Suggestions for DVD's for Flexibility & Stretching?

  • I feel like I've lost a lot of my flexibility and wanted to try to retrain my body. I'm guessing this would be some kind of yoga or Pilates workout. I'm not interested in cardio or strength training as I have DVD's that will help me with those areas. I just want one that will focus on flexibility. I know I'm getting older, but it just seems so hard to get up and down off the floor when I'm working out or just need to clean up. Any DVD titles you can suggest and what kind of results did you see?
  • I don't know any DVDs for yoga, but I have been doing yoga since April, putting together my sequences from a variety of books. I just want to say you'll love the results. I was also embarrassingly inflexible and stiff and prone to straining things while doing something everyday like taking a shirt off. And now I'm doing great. I love it. Sometimes the changes seem to come faster, usually they come slowly. But so worth it.
  • I'm really flexible already, but I love to stretch and do yoga. The best flexibility DVD I have found is the Tami Lee Webb Total Stretch. I lent it to my cousin who couldn't even touch her toes, and she found great improvement just by using that. She even found some relief from a reoccuring back pain.
  • Yoga Zone has some very nice beginner's DVDs- the ones with two 20 minute segments are more fun than the longer, single session 55 minute ones, IMO. ExerciseTV.tv has some nice free-bees, too, but some are closer to intermediate level. Some are found on Comcast's On Demand free exercise section, as well, if they are your cable providers.

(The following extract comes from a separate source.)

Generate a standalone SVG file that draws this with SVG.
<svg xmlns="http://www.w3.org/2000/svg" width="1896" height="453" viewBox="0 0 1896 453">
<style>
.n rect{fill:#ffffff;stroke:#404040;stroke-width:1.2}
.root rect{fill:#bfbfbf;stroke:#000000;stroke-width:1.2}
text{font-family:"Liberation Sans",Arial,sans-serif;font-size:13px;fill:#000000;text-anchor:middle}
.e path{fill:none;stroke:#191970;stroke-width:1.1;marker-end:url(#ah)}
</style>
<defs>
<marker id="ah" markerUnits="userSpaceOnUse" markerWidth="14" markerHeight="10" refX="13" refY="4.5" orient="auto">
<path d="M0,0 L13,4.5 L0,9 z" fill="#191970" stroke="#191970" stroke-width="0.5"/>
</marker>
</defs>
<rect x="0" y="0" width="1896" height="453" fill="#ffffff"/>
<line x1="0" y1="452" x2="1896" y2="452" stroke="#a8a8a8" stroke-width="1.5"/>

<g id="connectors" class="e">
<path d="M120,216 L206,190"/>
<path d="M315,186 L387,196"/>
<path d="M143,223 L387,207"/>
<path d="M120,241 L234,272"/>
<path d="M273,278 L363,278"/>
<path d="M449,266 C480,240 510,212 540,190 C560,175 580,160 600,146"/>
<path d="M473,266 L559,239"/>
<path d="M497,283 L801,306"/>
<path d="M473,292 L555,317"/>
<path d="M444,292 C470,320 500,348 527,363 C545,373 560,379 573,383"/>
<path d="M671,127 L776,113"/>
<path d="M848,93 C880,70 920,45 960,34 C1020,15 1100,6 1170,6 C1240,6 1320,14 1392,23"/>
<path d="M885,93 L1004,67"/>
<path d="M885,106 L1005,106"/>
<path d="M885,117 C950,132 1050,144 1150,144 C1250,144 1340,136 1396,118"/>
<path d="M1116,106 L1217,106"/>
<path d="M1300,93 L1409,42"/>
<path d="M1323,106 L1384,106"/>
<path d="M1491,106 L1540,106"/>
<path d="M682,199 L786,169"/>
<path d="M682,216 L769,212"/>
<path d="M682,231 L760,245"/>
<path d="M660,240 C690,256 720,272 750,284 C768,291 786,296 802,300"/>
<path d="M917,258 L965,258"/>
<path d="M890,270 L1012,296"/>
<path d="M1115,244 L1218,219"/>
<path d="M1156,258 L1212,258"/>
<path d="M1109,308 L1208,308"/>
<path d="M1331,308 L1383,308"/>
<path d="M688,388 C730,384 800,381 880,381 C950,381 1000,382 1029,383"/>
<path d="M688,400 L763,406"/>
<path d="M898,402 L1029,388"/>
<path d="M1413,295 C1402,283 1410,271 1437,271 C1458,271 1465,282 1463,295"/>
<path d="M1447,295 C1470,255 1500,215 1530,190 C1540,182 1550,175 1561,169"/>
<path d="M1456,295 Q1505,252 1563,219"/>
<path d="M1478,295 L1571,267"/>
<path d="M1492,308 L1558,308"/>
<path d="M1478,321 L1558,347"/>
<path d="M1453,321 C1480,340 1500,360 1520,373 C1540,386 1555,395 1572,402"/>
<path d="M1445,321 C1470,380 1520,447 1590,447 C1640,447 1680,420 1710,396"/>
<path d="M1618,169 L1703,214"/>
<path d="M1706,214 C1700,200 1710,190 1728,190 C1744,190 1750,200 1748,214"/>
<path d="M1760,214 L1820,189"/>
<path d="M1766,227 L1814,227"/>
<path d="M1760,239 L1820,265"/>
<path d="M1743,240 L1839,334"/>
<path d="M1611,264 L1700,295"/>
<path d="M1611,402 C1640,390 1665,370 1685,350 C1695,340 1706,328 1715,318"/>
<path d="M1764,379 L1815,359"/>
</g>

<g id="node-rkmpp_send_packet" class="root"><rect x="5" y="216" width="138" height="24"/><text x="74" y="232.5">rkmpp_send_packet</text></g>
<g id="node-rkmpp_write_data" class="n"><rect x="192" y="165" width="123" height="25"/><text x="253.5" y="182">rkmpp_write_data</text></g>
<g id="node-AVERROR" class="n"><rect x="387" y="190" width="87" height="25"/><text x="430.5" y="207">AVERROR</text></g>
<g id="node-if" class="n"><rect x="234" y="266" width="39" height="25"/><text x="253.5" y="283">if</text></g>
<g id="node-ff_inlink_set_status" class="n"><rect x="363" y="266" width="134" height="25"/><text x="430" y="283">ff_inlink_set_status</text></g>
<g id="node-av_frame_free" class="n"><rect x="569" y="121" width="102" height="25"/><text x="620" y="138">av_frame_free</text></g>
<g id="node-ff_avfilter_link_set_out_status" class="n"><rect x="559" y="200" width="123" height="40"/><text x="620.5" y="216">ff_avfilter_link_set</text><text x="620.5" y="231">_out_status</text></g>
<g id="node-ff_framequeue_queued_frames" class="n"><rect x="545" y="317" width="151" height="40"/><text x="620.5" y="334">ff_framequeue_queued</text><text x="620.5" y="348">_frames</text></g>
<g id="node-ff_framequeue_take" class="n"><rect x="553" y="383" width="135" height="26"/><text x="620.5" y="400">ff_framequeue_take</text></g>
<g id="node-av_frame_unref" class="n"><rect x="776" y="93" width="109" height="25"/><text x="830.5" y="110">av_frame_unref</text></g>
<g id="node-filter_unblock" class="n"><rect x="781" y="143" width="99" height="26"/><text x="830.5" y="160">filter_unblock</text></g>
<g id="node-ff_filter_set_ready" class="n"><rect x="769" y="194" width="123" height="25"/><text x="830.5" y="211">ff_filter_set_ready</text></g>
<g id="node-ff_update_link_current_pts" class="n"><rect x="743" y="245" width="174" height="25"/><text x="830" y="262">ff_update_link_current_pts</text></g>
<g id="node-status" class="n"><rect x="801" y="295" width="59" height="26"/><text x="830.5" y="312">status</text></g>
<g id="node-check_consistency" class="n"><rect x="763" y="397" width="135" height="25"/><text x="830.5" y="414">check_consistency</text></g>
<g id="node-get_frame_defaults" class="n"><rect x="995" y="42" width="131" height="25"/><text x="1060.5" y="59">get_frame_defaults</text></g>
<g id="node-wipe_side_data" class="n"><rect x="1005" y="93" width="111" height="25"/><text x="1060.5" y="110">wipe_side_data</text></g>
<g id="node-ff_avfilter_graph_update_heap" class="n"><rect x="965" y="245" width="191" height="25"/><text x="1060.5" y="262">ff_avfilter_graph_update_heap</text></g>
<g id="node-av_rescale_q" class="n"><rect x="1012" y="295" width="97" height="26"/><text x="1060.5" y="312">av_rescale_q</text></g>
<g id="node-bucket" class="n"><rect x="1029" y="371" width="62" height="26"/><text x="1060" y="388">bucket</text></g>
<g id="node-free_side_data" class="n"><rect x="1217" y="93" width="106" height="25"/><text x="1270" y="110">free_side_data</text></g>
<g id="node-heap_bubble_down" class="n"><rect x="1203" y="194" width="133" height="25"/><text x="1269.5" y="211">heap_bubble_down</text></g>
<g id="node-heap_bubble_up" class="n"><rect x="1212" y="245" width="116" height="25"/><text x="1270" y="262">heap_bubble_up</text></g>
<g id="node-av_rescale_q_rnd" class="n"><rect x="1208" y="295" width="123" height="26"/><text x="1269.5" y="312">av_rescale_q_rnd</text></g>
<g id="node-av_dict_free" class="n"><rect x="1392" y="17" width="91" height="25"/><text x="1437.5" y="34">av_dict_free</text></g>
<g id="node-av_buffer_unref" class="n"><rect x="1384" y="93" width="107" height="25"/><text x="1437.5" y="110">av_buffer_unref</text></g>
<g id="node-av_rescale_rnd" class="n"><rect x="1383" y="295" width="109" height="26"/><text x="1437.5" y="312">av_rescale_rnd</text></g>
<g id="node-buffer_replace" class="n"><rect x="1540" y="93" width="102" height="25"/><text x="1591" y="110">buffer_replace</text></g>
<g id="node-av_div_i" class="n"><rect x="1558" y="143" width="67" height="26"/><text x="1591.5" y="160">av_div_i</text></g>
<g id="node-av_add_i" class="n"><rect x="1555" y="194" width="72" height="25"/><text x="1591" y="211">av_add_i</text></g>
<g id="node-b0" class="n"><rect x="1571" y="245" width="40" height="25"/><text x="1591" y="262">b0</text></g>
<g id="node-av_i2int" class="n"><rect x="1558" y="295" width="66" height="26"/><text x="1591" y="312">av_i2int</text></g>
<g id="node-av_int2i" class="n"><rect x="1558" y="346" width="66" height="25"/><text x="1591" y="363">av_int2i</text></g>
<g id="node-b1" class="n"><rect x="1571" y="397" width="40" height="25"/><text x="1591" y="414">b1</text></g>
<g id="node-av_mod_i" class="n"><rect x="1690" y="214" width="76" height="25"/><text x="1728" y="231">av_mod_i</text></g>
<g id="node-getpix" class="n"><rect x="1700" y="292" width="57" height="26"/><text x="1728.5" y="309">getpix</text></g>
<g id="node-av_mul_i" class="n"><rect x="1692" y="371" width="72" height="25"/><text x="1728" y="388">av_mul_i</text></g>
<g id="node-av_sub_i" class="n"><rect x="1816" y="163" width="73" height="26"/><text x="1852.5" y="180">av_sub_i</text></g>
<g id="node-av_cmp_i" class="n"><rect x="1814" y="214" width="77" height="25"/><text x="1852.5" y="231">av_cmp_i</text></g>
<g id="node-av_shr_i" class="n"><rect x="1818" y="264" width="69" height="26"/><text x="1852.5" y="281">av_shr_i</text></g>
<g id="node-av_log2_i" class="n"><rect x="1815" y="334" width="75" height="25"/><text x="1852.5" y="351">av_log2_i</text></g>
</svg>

  • Cathe Friedrich (check the spelling) has a nice set of 3 stretch DVDs. FiTV runs it once a week. I read many good reviews about it and recorded it from FiTV, then bought the disk since the commercial breaks come at awkward points. Many of the moves are yoga poses, the commentary is not- so you are not told "Now move to Down Face Dog, flow into Gate Pose" Etc. Sometimes yoga DVDs seem to assume you know a pose without being told how to get there. The series of 3 work outs are 20 mins each. Stretch Max I uses no equipment, II a stability ball, and III a resistance band.

    I also love Namaste Yoga on FiTV, it seems to be designed for TV, so commercial breaks are not an issue. It is beautifully filmed, but I always recorded and did the routine later. Some of the advanced routines include awkward handstands and rolling onto your shoulders with your body bent double. At my weight those are not happening! I have never seen the series available on DVD and lots of people complain that the producers focus more on the beauty of the women and the location than the instruction. It is just very relaxing to me.